▶ [MATERIALS PROVIDED]
════════════════════
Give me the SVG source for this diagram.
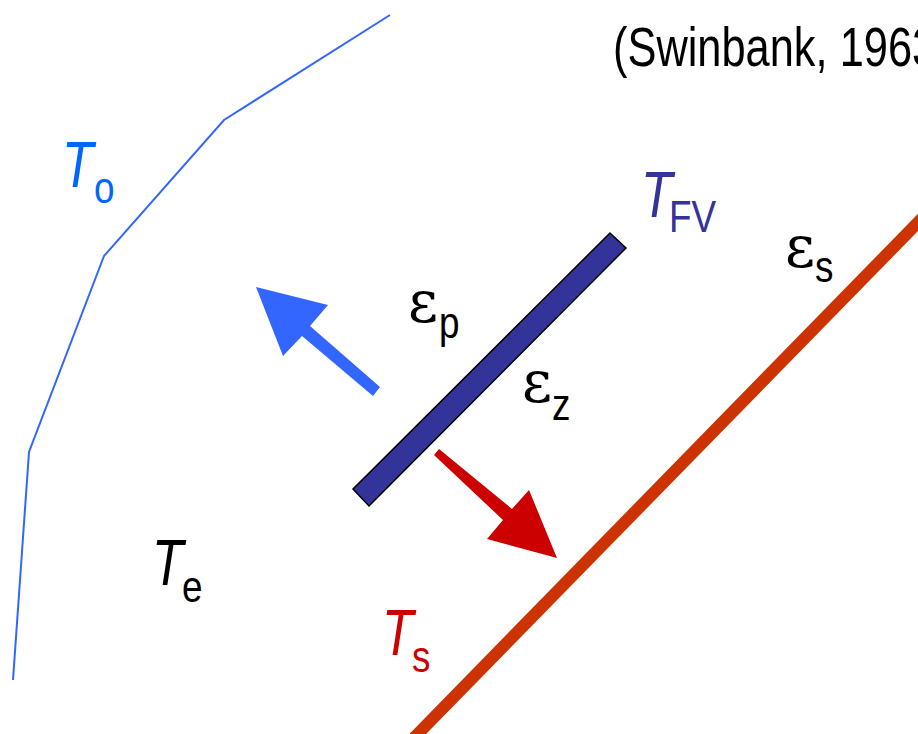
<svg xmlns="http://www.w3.org/2000/svg" width="918" height="734" viewBox="0 0 918 734">
<style>
.t{font-family:"Liberation Sans",Arial,sans-serif}
.it{font-style:italic}
.big{font-size:64px}
.sub{font-size:45px}
.eps{font-family:"DejaVu Serif","Liberation Serif",serif;font-size:58px}
</style>
<rect width="918" height="734" fill="#fff"/>
<g id="outer-boundary">
<polyline points="390,15 224,120 104,256 29,452 13,680" fill="none" stroke="#3366FF" stroke-width="2"/>
</g>
<g id="surface">
<line x1="405" y1="747" x2="935" y2="205" stroke="#CC3300" stroke-width="12"/>
</g>
<g id="plate">
<polygon points="610,233 626,248 369,506 353,489" fill="#333399" stroke="#000" stroke-width="1.5"/>
</g>
<g id="connectors">
<polygon points="256,287 328,305 310,326 380,387 373,396 302,336 283,356" fill="#3366FF"/>
<polygon points="439,449 512,509 529,490 557,558 487,539 503,520 434,455" fill="#CC0000"/>
</g>
<g id="labels">
<text class="t" font-size="56" transform="translate(613,66) scale(0.775,1)">(Swinbank, 1963)</text>
<g id="label-To" fill="#0066FF">
<text class="t it big" transform="translate(62,187) scale(0.8,1)">T</text>
<text class="t sub" transform="translate(94,203) scale(0.82,1)">o</text>
</g>
<g id="label-TFV" fill="#333399">
<text class="t it big" transform="translate(641,217) scale(0.8,1)">T</text>
<text class="t sub" transform="translate(669,232) scale(0.82,1)">FV</text>
</g>
<g id="label-es">
<text class="eps" transform="translate(785,267)">ε</text>
<text class="t sub" transform="translate(815,282) scale(0.82,1)">s</text>
</g>
<g id="label-ep">
<text class="eps" transform="translate(408,322)">ε</text>
<text class="t sub" transform="translate(439,338) scale(0.82,1)">p</text>
</g>
<g id="label-ez">
<text class="eps" transform="translate(522,402)">ε</text>
<text class="t sub" transform="translate(552,420) scale(0.82,1)">z</text>
</g>
<g id="label-Te">
<text class="t it big" transform="translate(152,585) scale(0.8,1)">T</text>
<text class="t sub" transform="translate(182,602) scale(0.82,1)">e</text>
</g>
<g id="label-Ts" fill="#CC0000">
<text class="t it big" transform="translate(382,655) scale(0.8,1)">T</text>
<text class="t sub" transform="translate(412,672) scale(0.82,1)">s</text>
</g>
</g>
</svg>
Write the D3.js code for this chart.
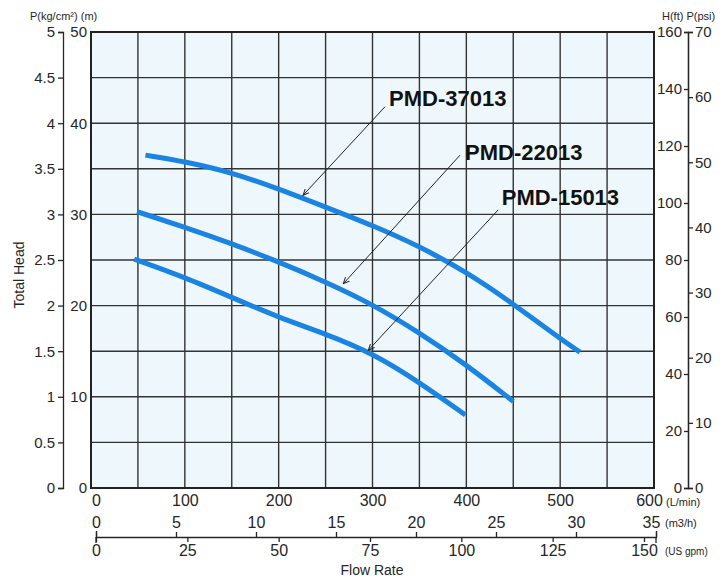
<!DOCTYPE html>
<html>
<head>
<meta charset="utf-8">
<script src="https://cdn.jsdelivr.net/npm/d3@7"></script>
<style>
  body { margin: 0; background: #fff; }
  svg { display: block; font-family: "Liberation Sans", Arial, sans-serif; }
</style>
</head>
<body>
<div id="graph"></div>
<script>
const WIDTH = 728;
const HEIGHT = 580;

// tick values for every scale
const gridFlow = [0, 50, 100, 150, 200, 250, 300, 350, 400, 450, 500, 550, 600];
const gridHead = [0, 5, 10, 15, 20, 25, 30, 35, 40, 45, 50];
const lminTicks = [0, 100, 200, 300, 400, 500, 600];
const m3hTicks = [0, 5, 10, 15, 20, 25, 30, 35];
const gpmTicks = [0, 25, 50, 75, 100, 125, 150];
const kgTicks = [0, 0.5, 1, 1.5, 2, 2.5, 3, 3.5, 4, 4.5, 5];
const mTicks = [0, 10, 20, 30, 40, 50];
const ftTicks = [0, 20, 40, 60, 80, 100, 120, 140, 160];
const psiTicks = [0, 10, 20, 30, 40, 50, 60, 70];

// pump curves: [flow L/min, head m]
const pmd37013 = [[58, 36.5], [100, 35.8], [150, 34.6], [200, 32.8], [250, 30.8], [300, 28.8],
                  [350, 26.5], [400, 23.7], [450, 20.2], [497, 16.6], [521, 14.9]];
const pmd22013 = [[49, 30.3], [100, 28.6], [150, 26.8], [200, 24.8], [250, 22.6], [299, 20.2],
                  [349, 17.1], [399, 13.6], [450, 9.5]];
const pmd15013 = [[46, 25.1], [100, 23.1], [150, 20.9], [200, 18.7], [250, 16.9], [300, 14.8],
                  [350, 11.6], [399, 8]];

// callouts: name, label [flow, head], arrow tail and tip [flow, head]
const names = ["PMD-37013", "PMD-22013", "PMD-15013"];
const labelAt = [[317.6, 41.9], [398.6, 36.0], [437.7, 31.0]];
const tailAt = [[313.3, 41.8], [393.3, 36.5], [434, 30.5]];
const tipAt = [[226, 32.1], [268.9, 22.4], [295.5, 15.1]];

const svg = d3.select("#graph").append("svg")
    .attr("width", WIDTH)
    .attr("height", HEIGHT);

const L = 91, R = 654, T = 32, B = 488;

const x = d3.scaleLinear().domain([0, 600]).range([L, R]);
const y = d3.scaleLinear().domain([0, 50]).range([B, T]);
const yKg = d3.scaleLinear().domain([0, 5]).range([B, T]);
const yFt = d3.scaleLinear().domain([0, 160]).range([B, T]);
const yPsi = d3.scaleLinear().domain([0, 70]).range([B, T]);
const xM3h = d3.scaleLinear().domain([0, 35]).range([96, 656]);
const xGpm = d3.scaleLinear().domain([0, 150]).range([96, 644]);

const ink = "#262626";
const fmt = d => String(d);

// plot background
svg.append("rect")
    .attr("x", L).attr("y", T)
    .attr("width", R - L).attr("height", B - T)
    .style("fill", "#eef8fc");

// grid
svg.append("g")
    .selectAll("line")
    .data(gridFlow)
    .join("line")
    .attr("x1", d => x(d)).attr("x2", d => x(d))
    .attr("y1", T).attr("y2", B)
    .style("stroke", "#333").style("stroke-width", 1.4);

svg.append("g")
    .selectAll("line")
    .data(gridHead)
    .join("line")
    .attr("x1", L).attr("x2", R)
    .attr("y1", d => y(d)).attr("y2", d => y(d))
    .style("stroke", "#333").style("stroke-width", 1.4);

svg.append("rect")
    .attr("x", L).attr("y", T)
    .attr("width", R - L).attr("height", B - T)
    .style("fill", "none")
    .style("stroke", "#222")
    .style("stroke-width", 2);

// curves
const line = d3.line()
    .x(d => x(d[0]))
    .y(d => y(d[1]))
    .curve(d3.curveBasis);

svg.append("g")
    .selectAll("path")
    .data([pmd37013, pmd22013, pmd15013])
    .join("path")
    .attr("d", line)
    .style("fill", "none")
    .style("stroke", "#1b84e3")
    .style("stroke-width", 5)
    .style("stroke-linecap", "butt");

// callouts
svg.append("defs").append("marker")
    .attr("id", "head")
    .attr("viewBox", "0 0 10 10")
    .attr("refX", 9).attr("refY", 5)
    .attr("markerWidth", 7).attr("markerHeight", 7)
    .attr("orient", "auto")
    .append("path")
    .attr("d", "M0,1 L9,5 L0,9")
    .style("fill", "none")
    .style("stroke", "#222")
    .style("stroke-width", 1.4);

svg.append("g")
    .selectAll("line")
    .data(names)
    .join("line")
    .attr("x1", (d, i) => x(tailAt[i][0]))
    .attr("y1", (d, i) => y(tailAt[i][1]))
    .attr("x2", (d, i) => x(tipAt[i][0]))
    .attr("y2", (d, i) => y(tipAt[i][1]))
    .style("stroke", "#222")
    .style("stroke-width", 1)
    .attr("marker-end", "url(#head)");

svg.append("g")
    .selectAll("text")
    .data(names)
    .join("text")
    .attr("x", (d, i) => x(labelAt[i][0]))
    .attr("y", (d, i) => y(labelAt[i][1]))
    .text(d => d)
    .style("font-size", "22px")
    .style("font-weight", "bold")
    .style("fill", "#111");

// axes styling helper
function style(g, size) {
    g.selectAll("text").style("font-size", size + "px").style("fill", ink).style("font-family", null);
    g.selectAll("line").style("stroke", ink).style("stroke-width", 1.3);
    g.selectAll(".domain").style("stroke", ink).style("stroke-width", 1.3);
}

// left: kg/cm2
svg.append("g")
    .attr("transform", "translate(63,0)")
    .call(d3.axisLeft(yKg).tickValues(kgTicks).tickFormat(fmt).tickSize(5).tickSizeOuter(5).tickPadding(3))
    .call(g => style(g, 15));

// left: metres
svg.append("g")
    .attr("transform", "translate(89,0)")
    .call(d3.axisLeft(y).tickValues(mTicks).tickFormat(fmt).tickSize(0).tickPadding(2))
    .call(g => g.select(".domain").remove())
    .call(g => style(g, 15));

// right: feet
svg.append("g")
    .attr("transform", "translate(688,0)")
    .call(d3.axisLeft(yFt).tickValues(ftTicks).tickFormat(fmt).tickSize(4).tickSizeOuter(4).tickPadding(2))
    .call(g => style(g, 15));

// right: psi
svg.append("g")
    .attr("transform", "translate(688,0)")
    .call(d3.axisRight(yPsi).tickValues(psiTicks).tickFormat(fmt).tickSize(5).tickSizeOuter(5).tickPadding(2))
    .call(g => style(g, 15));

// bottom: L/min
svg.append("g")
    .attr("transform", "translate(0," + B + ")")
    .call(d3.axisBottom(x).tickValues(lminTicks).tickFormat(fmt).tickSize(0).tickPadding(7))
    .call(g => g.select(".domain").remove())
    .call(g => style(g, 16))
    .call(g => g.selectAll(".tick text").attr("dx", d => d === 0 ? 5 : d === 600 ? -5 : 0));

// bottom: m3/h
const flowY = 537;
svg.append("g")
    .attr("transform", "translate(0," + flowY + ")")
    .call(d3.axisTop(xM3h).tickValues(m3hTicks).tickFormat(fmt).tickSize(5).tickSizeOuter(6).tickPadding(4))
    .call(g => style(g, 16))
    .call(g => g.selectAll(".tick text").attr("dx", d => d === 35 ? -5 : 0));

// bottom: US gpm
svg.append("g")
    .attr("transform", "translate(0," + flowY + ")")
    .call(d3.axisBottom(xGpm).tickValues(gpmTicks).tickFormat(fmt).tickSize(5).tickPadding(3))
    .call(g => g.select(".domain").remove())
    .call(g => style(g, 16));

// end bars below the flow line
svg.append("g")
    .selectAll("line")
    .data(xM3h.domain())
    .join("line")
    .attr("x1", d => xM3h(d)).attr("x2", d => xM3h(d))
    .attr("y1", flowY).attr("y2", flowY + 6)
    .style("stroke", ink).style("stroke-width", 1.3);

// unit and axis titles
const small = [
    ["(L/min)", 666, 506, 11, "start"],
    ["(m3/h)", 665, 527, 11, "start"],
    ["(US gpm)", 665, 555, 10, "start"],
    ["P(kg/cm²) (m)", 30, 20, 11, "start"],
    ["H(ft) P(psi)", 662, 20, 11, "start"],
    ["Flow Rate", 372, 575, 14, "middle"]
];
svg.append("g")
    .selectAll("text")
    .data(small)
    .join("text")
    .attr("x", d => d[1]).attr("y", d => d[2])
    .attr("text-anchor", d => d[4])
    .text(d => d[0])
    .style("font-size", d => d[3] + "px")
    .style("fill", ink);

svg.append("text")
    .attr("transform", "translate(24,275) rotate(-90)")
    .attr("text-anchor", "middle")
    .text("Total Head")
    .style("font-size", "14px")
    .style("fill", ink);
</script>
</body>
</html>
════════════════════
▶ [REQUIRED WORK] Quote exactly what appears from the line containing "Write the D3.js code for this chart." through the line containing "[350, 11.6], [399, 8]];", both included, except for the pictures, and nothing more.

▶ [THE OUTPUT]
Write the D3.js code for this chart.
<!DOCTYPE html>
<html>
<head>
<meta charset="utf-8">
<script src="https://cdn.jsdelivr.net/npm/d3@7"></script>
<style>
  body { margin: 0; background: #fff; }
  svg { display: block; font-family: "Liberation Sans", Arial, sans-serif; }
</style>
</head>
<body>
<div id="graph"></div>
<script>
const WIDTH = 728;
const HEIGHT = 580;

// tick values for every scale
const gridFlow = [0, 50, 100, 150, 200, 250, 300, 350, 400, 450, 500, 550, 600];
const gridHead = [0, 5, 10, 15, 20, 25, 30, 35, 40, 45, 50];
const lminTicks = [0, 100, 200, 300, 400, 500, 600];
const m3hTicks = [0, 5, 10, 15, 20, 25, 30, 35];
const gpmTicks = [0, 25, 50, 75, 100, 125, 150];
const kgTicks = [0, 0.5, 1, 1.5, 2, 2.5, 3, 3.5, 4, 4.5, 5];
const mTicks = [0, 10, 20, 30, 40, 50];
const ftTicks = [0, 20, 40, 60, 80, 100, 120, 140, 160];
const psiTicks = [0, 10, 20, 30, 40, 50, 60, 70];

// pump curves: [flow L/min, head m]
const pmd37013 = [[58, 36.5], [100, 35.8], [150, 34.6], [200, 32.8], [250, 30.8], [300, 28.8],
                  [350, 26.5], [400, 23.7], [450, 20.2], [497, 16.6], [521, 14.9]];
const pmd22013 = [[49, 30.3], [100, 28.6], [150, 26.8], [200, 24.8], [250, 22.6], [299, 20.2],
                  [349, 17.1], [399, 13.6], [450, 9.5]];
const pmd15013 = [[46, 25.1], [100, 23.1], [150, 20.9], [200, 18.7], [250, 16.9], [300, 14.8],
                  [350, 11.6], [399, 8]];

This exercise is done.